The Lost City (2022)
Take the 1984 Robert Zemeckis film Romancing the Stone and mix in equal portions of The African Queen and Jungle Cruise and you have an epic action adventure called The Lost City that gets off a to a great start, but definitely begins to runs out of gas during its final act before moving very slowly to its satisfying conclusion.

The 2022 film stars Oscar winner Sandra Bullock as a spinsterish romance novelist named Loretta Sage who is on a book tour with Alan (Channing Tatum) the cover model for the main character in all of her novels. Loretta is kidnapped by an eccentric millionaire (Daniel Radcliffe) who thinks something Loretta included her latest novel could lead him to a treasure if he could get Loretta to translate it for him. It's clear that Alan and Loretta have feelings for each other that have been buried for years, so when Loretta disappears, Alan hires an old buddy and adventurer named Jack Trainer (Oscar winner Brad Pitt, in a dazzling cameo) to rescue Loretta for him, but that doesn't quite work out and eventually Alan has to step up and save Loretta himself.
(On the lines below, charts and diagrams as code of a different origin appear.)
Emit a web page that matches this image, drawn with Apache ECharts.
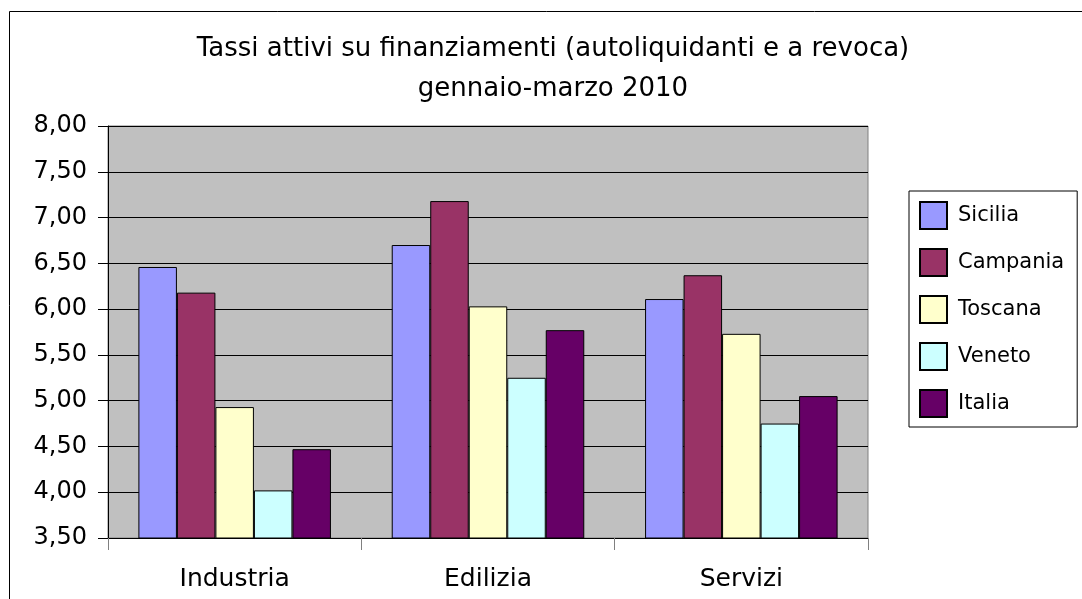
<!DOCTYPE html>
<html lang="it">
<head>
<meta charset="UTF-8">
<title>Tassi attivi su finanziamenti</title>
<style>
    html, body { margin: 0; padding: 0; background: #fff; }
    #main { width: 1082px; height: 599px; }
</style>
</head>
<body>
<div id="main"></div>
<script src="https://cdn.jsdelivr.net/npm/echarts@6/dist/echarts.min.js"></script>
<script>
    // dati
    var settori = ['Industria', 'Edilizia', 'Servizi'];
    var regioni = ['Sicilia', 'Campania', 'Toscana', 'Veneto', 'Italia'];
    var sicilia = [6.46, 6.70, 6.11];
    var campania = [6.18, 7.18, 6.37];
    var toscana = [4.93, 6.03, 5.73];
    var veneto = [4.02, 5.25, 4.75];
    var italia = [4.47, 5.77, 5.05];
    var colori = ['#9999ff', '#993366', '#ffffcc', '#ccffff', '#660066'];

    var valori = [sicilia, campania, toscana, veneto, italia];
    var font = 'DejaVu Sans';

    var serie = [];
    for (let i = 0; i < regioni.length; i++) {
        serie.push({
            name: regioni[i],
            type: 'bar',
            data: valori[i],
            barGap: '0%',
            barCategoryGap: '24%',
            itemStyle: { color: colori[i], borderColor: '#000', borderWidth: 1 }
        });
    }

    var myChart = echarts.init(document.getElementById('main'));
    var option = {
        animation: false,
        textStyle: { fontFamily: font },
        graphic: [{
            type: 'rect',
            shape: { x: 9.5, y: 11.5, width: 1090, height: 600 },
            style: { fill: 'none', stroke: '#000', lineWidth: 1 }
        }],
        title: {
            text: 'Tassi attivi su finanziamenti (autoliquidanti e a revoca)\ngennaio-marzo 2010',
            left: 548,
            textAlign: 'center',
            top: 24,
            textStyle: { fontFamily: font, fontSize: 26, fontWeight: 'normal', color: '#000', lineHeight: 40 }
        },
        legend: {
            orient: 'vertical',
            left: 909,
            top: 191,
            icon: 'rect',
            itemWidth: 27,
            itemHeight: 27,
            itemGap: 18,
            padding: [10, 13, 9, 10],
            borderColor: '#000',
            borderWidth: 1,
            textStyle: { fontFamily: font, fontSize: 21, color: '#000', padding: [0, 0, 0, 6] },
            data: regioni
        },
        grid: {
            left: 108, top: 126, width: 760, height: 412,
            show: true, backgroundColor: '#c0c0c0', borderColor: '#808080', borderWidth: 1
        },
        xAxis: {
            type: 'category',
            data: settori,
            axisLine: { lineStyle: { color: '#000' } },
            axisTick: { show: true, length: 12, lineStyle: { color: '#808080' } },
            axisLabel: { fontSize: 25, color: '#000', margin: 29, fontFamily: font }
        },
        yAxis: {
            type: 'value',
            min: 3.5, max: 8, interval: 0.5,
            axisLine: { show: true, lineStyle: { color: '#000' } },
            axisTick: { show: true, length: 10, lineStyle: { color: '#000' } },
            splitLine: { lineStyle: { color: '#000', width: 1 } },
            axisLabel: {
                fontSize: 24, color: '#000', margin: 21, fontFamily: font,
                formatter: function (v) { return v.toFixed(2).replace('.', ','); }
            }
        },
        series: serie
    };
    myChart.setOption(option);
</script>
</body>
</html>
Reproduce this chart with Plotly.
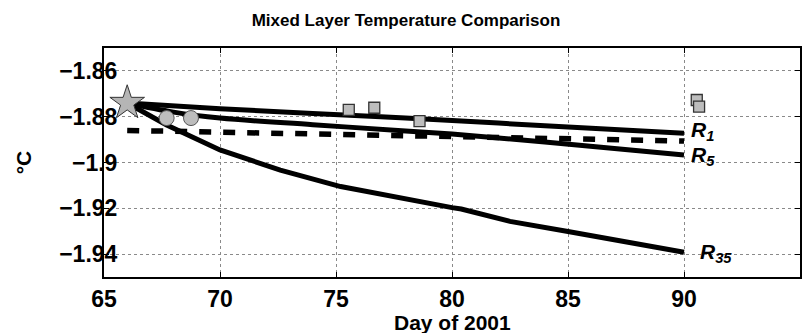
import plotly.graph_objects as go

# ---- data ----
r1_day = [66, 70, 74, 78, 82, 86, 90]
r1_temp = [-1.8740, -1.8765, -1.8786, -1.8806, -1.8828, -1.8850, -1.8872]

r5_day = [66, 68, 70, 74, 78, 80, 84, 90]
r5_temp = [-1.8740, -1.8780, -1.8806, -1.8835, -1.8862, -1.8876, -1.8910, -1.8967]

r35_day = [66, 67.7, 70, 72.6, 75.2, 77.8, 80, 80.4, 82.5, 85, 87.5, 90]
r35_temp = [-1.8740, -1.8836, -1.8945, -1.9033, -1.9105, -1.9157, -1.9197, -1.9203,
            -1.9257, -1.9301, -1.9347, -1.9392]

obs_day = [66, 90]
obs_temp = [-1.8860, -1.8906]

star_day = [66]
star_temp = [-1.8740]

circle_day = [67.7, 68.75]
circle_temp = [-1.8806, -1.8806]

square_day = [75.55, 76.65, 78.6, 90.55, 90.65]
square_temp = [-1.8770, -1.8761, -1.8819, -1.8727, -1.8756]

label_text = ["R1", "R5", "R35"]
label_day = [90.2, 90.2, 90.6]
label_temp = [-1.8855, -1.8965, -1.9387]

x_ticks = [65, 70, 75, 80, 85, 90, 95]
y_ticks = [-1.86, -1.88, -1.90, -1.92, -1.94]
y_tick_text = ["\u22121.86", "\u22121.88", "\u22121.9", "\u22121.92", "\u22121.94"]

FONT = "Arial"

fig = go.Figure()
line_style = dict(color="black", width=5)
fig.add_trace(go.Scatter(x=r1_day, y=r1_temp, mode="lines", line=line_style, line_shape="spline"))
fig.add_trace(go.Scatter(x=r5_day, y=r5_temp, mode="lines", line=line_style, line_shape="spline"))
fig.add_trace(go.Scatter(x=r35_day, y=r35_temp, mode="lines", line=line_style))
fig.add_trace(go.Scatter(x=obs_day, y=obs_temp, mode="lines",
                         line=dict(color="black", width=5.5, dash="12px,12px")))
fig.add_trace(go.Scatter(x=circle_day, y=circle_temp, mode="markers",
                         marker=dict(symbol="circle", size=15, color="#bdbdbd",
                                     line=dict(color="#555555", width=1))))
fig.add_trace(go.Scatter(x=square_day, y=square_temp, mode="markers",
                         marker=dict(symbol="square", size=11, color="#bdbdbd",
                                     line=dict(color="#333333", width=1.3))))
fig.add_trace(go.Scatter(x=star_day, y=star_temp, mode="markers",
                         marker=dict(symbol="star", size=26, color="#b5b5b5",
                                     line=dict(color="#333333", width=1))))

for t, xd, yd in zip(label_text, label_day, label_temp):
    base, sub = t[0], t[1:]
    fig.add_annotation(x=xd, y=yd, xref="x", yref="y", showarrow=False,
                       xanchor="left", yanchor="middle", yshift=-2,
                       text=f"<b><i>{base}</i></b><sub><b><i>{sub}</i></b></sub>",
                       font=dict(family=FONT, size=21, color="black"))

# x-axis title placed below the tick labels
fig.add_annotation(x=0.5, y=-0.197, xref="paper", yref="paper", showarrow=False,
                   xanchor="center", yanchor="middle",
                   text="<b>Day of 2001</b>", font=dict(family=FONT, size=21, color="black"))

axis_common = dict(showline=True, linecolor="black", linewidth=2, mirror="allticks",
                   ticks="inside", ticklen=5, tickwidth=1, tickcolor="black",
                   showgrid=True, gridcolor="#8a8a8a", gridwidth=1, griddash="dot",
                   zeroline=False, automargin=False)

fig.update_xaxes(range=[65, 95], tickmode="array", tickvals=x_ticks,
                 ticktext=[f"<b>{v}</b>" for v in x_ticks],
                 **axis_common)
fig.update_yaxes(range=[-1.95, -1.85], tickmode="array", tickvals=y_ticks,
                 ticktext=[f"<b>{s}</b>" for s in y_tick_text],
                 ticklabelstandoff=-20,
                 title=dict(text="<b>\u00b0C</b>",
                            font=dict(family=FONT, size=21, color="black"),
                            standoff=22),
                 **axis_common)
fig.update_xaxes(tickfont=dict(family=FONT, size=23, color="black"))
fig.update_yaxes(tickfont=dict(family=FONT, size=23, color="black"))

fig.update_layout(
    width=812, height=333,
    margin=dict(l=104, r=12, t=48, b=56),
    paper_bgcolor="white", plot_bgcolor="white",
    showlegend=False,
    font=dict(family=FONT, size=21, color="black"),
    title=dict(text="<b>Mixed Layer Temperature Comparison</b>", x=0.5, xanchor="center",
               y=0.94, yanchor="middle",
               font=dict(family=FONT, size=17, color="black")),
)

fig.write_html("out.html")
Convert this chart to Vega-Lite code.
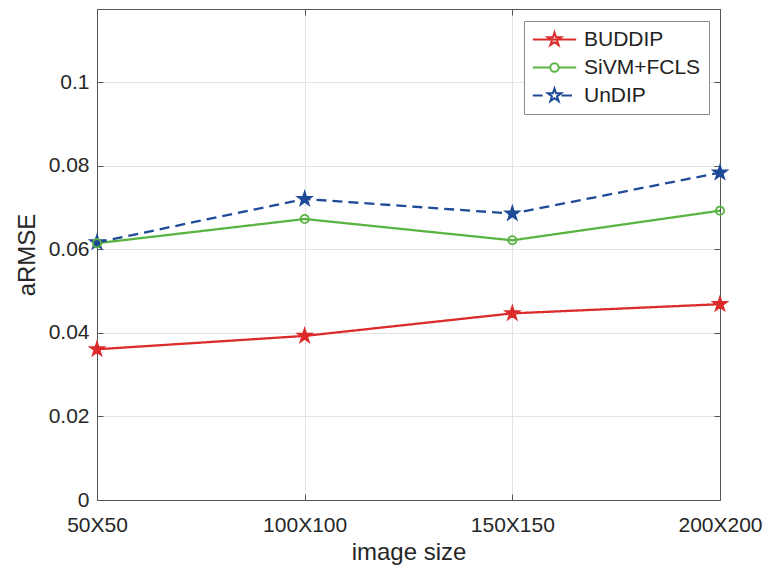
{
  "$schema": "https://vega.github.io/schema/vega-lite/v6.json",
  "width": 623,
  "height": 491,
  "autosize": "none",
  "padding": {"left": 97, "top": 9, "right": 49, "bottom": 68},
  "background": "white",
  "config": {
    "font": "Liberation Sans",
    "view": {"stroke": null},
    "axis": {"labelFont": "Liberation Sans", "titleFont": "Liberation Sans", "titleFontWeight": "normal", "labelColor": "#262626", "titleColor": "#262626", "domainColor": "#555555", "tickColor": "#555555", "gridColor": "#e3e3e3", "gridOpacity": 1}
  },
  "data": {
    "values": [
      {"size": 50, "series": "BUDDIP", "aRMSE": 0.0361},
      {"size": 100, "series": "BUDDIP", "aRMSE": 0.0393},
      {"size": 150, "series": "BUDDIP", "aRMSE": 0.0447},
      {"size": 200, "series": "BUDDIP", "aRMSE": 0.0469},
      {"size": 50, "series": "SiVM+FCLS", "aRMSE": 0.0615},
      {"size": 100, "series": "SiVM+FCLS", "aRMSE": 0.0673},
      {"size": 150, "series": "SiVM+FCLS", "aRMSE": 0.0622},
      {"size": 200, "series": "SiVM+FCLS", "aRMSE": 0.0693},
      {"size": 50, "series": "UnDIP", "aRMSE": 0.0617},
      {"size": 100, "series": "UnDIP", "aRMSE": 0.0721},
      {"size": 150, "series": "UnDIP", "aRMSE": 0.0686},
      {"size": 200, "series": "UnDIP", "aRMSE": 0.0784}
    ]
  },
  "resolve": {"axis": {"x": "independent", "y": "independent"}},
  "layer": [
    {
      "mark": {"type": "line", "strokeWidth": 2.3},
      "encoding": {
        "x": {"field": "size", "type": "quantitative", "scale": {"domain": [50, 200], "nice": false, "zero": false},
          "axis": {"values": [50, 100, 150, 200], "labelExpr": "datum.value + 'X' + datum.value", "title": "image size", "titleFontSize": 24, "labelFontSize": 21, "tickSize": -6, "labelPadding": 20, "titlePadding": 5, "grid": true, "labelFlush": false}},
        "y": {"field": "aRMSE", "type": "quantitative", "scale": {"domain": [0, 0.1176], "nice": false},
          "axis": {"values": [0, 0.02, 0.04, 0.06, 0.08, 0.1], "format": "~g", "title": "aRMSE", "titleFontSize": 24, "labelFontSize": 21, "tickSize": -6, "labelPadding": 14, "titlePadding": 9, "grid": true}},
        "stroke": {"field": "series", "type": "nominal", "scale": {"domain": ["UnDIP", "BUDDIP", "SiVM+FCLS"], "range": ["#1f4a97", "#dc2b2b", "#5ab443"]}, "legend": null},
        "strokeDash": {"field": "series", "type": "nominal", "scale": {"domain": ["SiVM+FCLS", "UnDIP", "BUDDIP"], "range": [[1, 0], [10, 6], [1, 0]]}, "legend": null}
      }
    },
    {
      "transform": [{"filter": "datum.series != 'SiVM+FCLS'"}],
      "mark": {"type": "point", "strokeWidth": 1.5, "opacity": 1, "size": 225, "shape": "M0,-1L0.2245,-0.309L0.951,-0.309L0.363,0.118L0.588,0.809L0,0.382L-0.588,0.809L-0.363,0.118L-0.951,-0.309L-0.2245,-0.309Z"},
      "encoding": {
        "x": {"field": "size", "type": "quantitative", "axis": null},
        "y": {"field": "aRMSE", "type": "quantitative", "axis": null},
        "stroke": {"field": "series", "type": "nominal", "legend": null},
        "fill": {"field": "series", "type": "nominal", "scale": {"domain": ["SiVM+FCLS", "BUDDIP", "UnDIP"], "range": ["transparent", "#dc2b2b", "#1f4a97"]}, "legend": null}
      }
    },
    {
      "transform": [{"filter": "datum.series == 'SiVM+FCLS'"}],
      "mark": {"type": "point", "strokeWidth": 1.8, "opacity": 1, "size": 225, "filled": false, "shape": "M0.55,0A0.55,0.55 0 1,1 -0.55,0A0.55,0.55 0 1,1 0.55,0Z"},
      "encoding": {
        "x": {"field": "size", "type": "quantitative", "axis": null},
        "y": {"field": "aRMSE", "type": "quantitative", "axis": null},
        "stroke": {"field": "series", "type": "nominal", "legend": null}
      }
    },
    {
      "mark": {"type": "point", "opacity": 0, "strokeWidth": 2},
      "encoding": {
        "x": {"field": "size", "type": "quantitative", "axis": {"orient": "top", "values": [50, 100, 150, 200], "labels": false, "tickSize": -6, "grid": false, "title": null}},
        "y": {"field": "aRMSE", "type": "quantitative", "axis": {"orient": "right", "values": [0, 0.02, 0.04, 0.06, 0.08, 0.1], "labels": false, "tickSize": -6, "grid": false, "title": null}},
        "shape": {"field": "series", "type": "nominal", "scale": {"domain": ["BUDDIP", "SiVM+FCLS", "UnDIP"], "range": [
          "M-3.1,0H3.1M0,-1L0.2245,-0.309L0.951,-0.309L0.363,0.118L0.588,0.809L0,0.382L-0.588,0.809L-0.363,0.118L-0.951,-0.309L-0.2245,-0.309Z",
          "M-3.1,0H-0.6M0.6,0H3.1M0.6,0A0.6,0.6 0 1,1 -0.6,0A0.6,0.6 0 1,1 0.6,0Z",
          "M-3.1,0H-1.7M1.0,0H2.5M0,-1L0.2245,-0.309L0.951,-0.309L0.363,0.118L0.588,0.809L0,0.382L-0.588,0.809L-0.363,0.118L-0.951,-0.309L-0.2245,-0.309Z"
        ]},
          "legend": {"title": null, "orient": "none", "legendX": 427, "legendY": 12, "padding": 8, "symbolOffset": 12, "symbolSize": 196, "symbolStrokeWidth": 2, "labelFontSize": 21, "labelFont": "Liberation Sans", "labelColor": "#222222", "labelOffset": 19, "rowPadding": 6, "strokeColor": "#8c8c8c", "fillColor": "white", "symbolOpacity": 1,
            "symbolStrokeColor": {"expr": "scale('stroke', datum.value)"},
            "symbolFillColor": {"expr": "scale('fill', datum.value)"}}}
      }
    }
  ]
}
The film initially comes off as a remake of Romancing the Stone. As a matter of fact, early on we get a glance of a hotel lobby with a large painting on the wall that says "Romancing the Pen", but there's a big difference with one of the central characters in this story. Michael Douglas' Jack Colton in Romancing the Stone is a genuine reincarnation of one of the characters in the books of Joan Wilder (Kathleen Turner). In this film, Alan is the just the physical embodiment of Loretta's character, Dash. On the inside, Alan is a bubbling cauldron of neuroses and phobias, that come immediately to surface whenever Alan faces anything resembling discomfort or danger, and it's this character that gives this film the dash of originality it has.

It was refreshingly realistic to learn that the Alan character is kind of a wimp, but even more refreshing than that is the fact that Alan is fully aware of it and doesn't care what anyone thinks. Once he realizes what kind of danger Loretta is in, he realizes the kind of help she needs and she knows it's not him. The funniest scenes in the film are when Pitt's Trainer is doing what he has to do to save Loretta and the utterly clumsy Alan keeps getting in his way.

Of course, eventually it's up to Alan to save the day and when that does come to fruition, the film starts to run off gas and runs much longer than it needs to, sagging in the middle but snapping back for a terrific ending. Bullock nicely underplays as the tightly wound Loretta and Daniel Radcliffe works very hard in a role that was clearly written for Peter Dinklage. Da'Vine Joy Randolph, Hector Anibal, and Oscar Nunez also make the most of supporting roles, but if the truth be told, Channing Tatum quietly walks off with this movie with his beautifully internalized performance as the outward cowardly Alan who steps up when he has to. Tatum alone makes this film worth sitting through.